The main objection seems to be that the report doesn't reveal all the details about every subject in the study.
The unpublished data, obtained by The Press-Enterprise, show that perchlorate could have inhibited thyroid function in at least two people recruited for the study. The researchers mathematically summarized much of the data in ways that made it impossible to see potential effects, said Michael S. Hutcheson, head of the air and water toxics division for the Massachusetts Department of Environmental Protection.
So what were the findings that got buried in the summary?
The authors didn't report in the journal that a 34-year-old woman had a 39 percent reduction in iodide absorption and a 46-year-old woman had a 36 percent reduction.

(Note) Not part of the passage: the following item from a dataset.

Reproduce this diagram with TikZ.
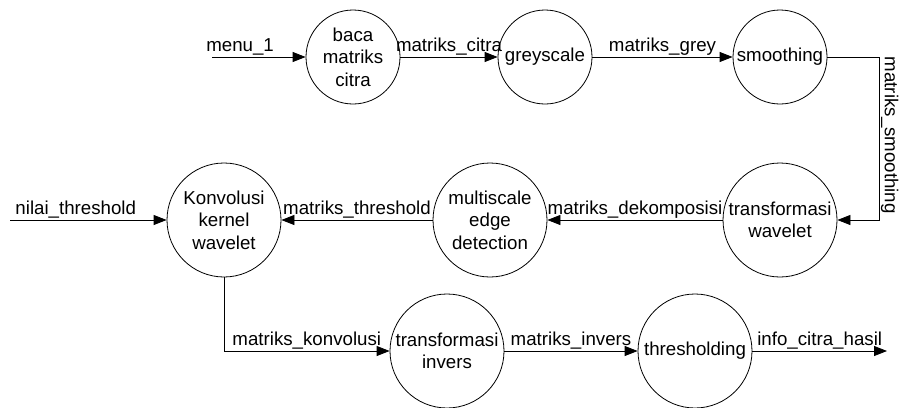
\documentclass[tikz,border=0pt]{standalone}
\usepackage{fontspec}
\setmainfont{Liberation Sans}
\usetikzlibrary{arrows.meta}

\begin{document}
\begin{tikzpicture}[x=1pt,y=-1pt,
  proc/.style={draw,circle,line width=0.8pt,inner sep=0pt,align=center,font=\fontsize{18.7}{22.5}\selectfont},
  small/.style={proc,minimum size=94pt},
  big/.style={proc,minimum size=114pt},
  flow/.style={line width=0.8pt,-{Triangle[length=13pt,width=10pt]}},
  lbl/.style={font=\fontsize{18.7}{22.5}\selectfont,inner sep=1.5pt}]
\useasboundingbox (0,0) rectangle (901,407);
\node[small] (baca) at (353,57) {baca\\matriks\\citra};
\node[small] (grey) at (545,57) {greyscale};
\node[small] (smooth) at (780,57) {smoothing};
\node[big] (wavelet) at (780,220) {transformasi\\wavelet};
\node[big] (multi) at (490,220) {multiscale\\edge\\detection};
\node[big] (konv) at (224,220) {Konvolusi\\kernel\\wavelet};
\node[big] (invers) at (447,351) {transformasi\\invers};
\node[big] (thres) at (695,351) {thresholding};
\coordinate (menu) at (212,57);
\coordinate (nilai) at (10,220);
\coordinate (belok) at (879,57);
\coordinate (hasil) at (887,351);
\draw[flow] (menu) -- (baca) node[lbl,above,pos=0.3] {menu\_1};
\draw[flow] (baca) -- (grey) node[lbl,above,midway] {matriks\_citra};
\draw[flow] (grey) -- (smooth) node[lbl,above,midway] {matriks\_grey};
\draw[flow] (smooth) -- (belok) |- (wavelet) node[lbl,rotate=-90,anchor=south,pos=0.24] {matriks\_smoothing};
\draw[flow] (wavelet) -- (multi) node[lbl,above,midway] {matriks\_dekomposisi};
\draw[flow] (multi) -- (konv) node[lbl,above,midway] {matriks\_threshold};
\draw[flow] (nilai) -- (konv) node[lbl,above,pos=0.42] {nilai\_threshold};
\draw[flow] (konv) |- (invers) node[lbl,above,pos=0.75] {matriks\_konvolusi};
\draw[flow] (invers) -- (thres) node[lbl,above,midway] {matriks\_invers};
\draw[flow] (thres) -- (hasil) node[lbl,above,midway] {info\_citra\_hasil};

\end{tikzpicture}
\end{document}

Three others had increased function, including one whose absorption increased by 39 percent.
My hunch: If you take a bunch of people and monitor their thyroid function for two weeks, you'll find that iodine absorbtion fluctuates. Some will show increased absorbtion by the end of two weeks, and some will show decreased absorbtion. Before we can draw any conclusions about the effect of perchlorate on the volunteers in this study, we should at least have some idea what happens in the absence of any increased dose of perchlorate.
Until we know what "normal" looks like, we can't evaluate what "abnormal" is.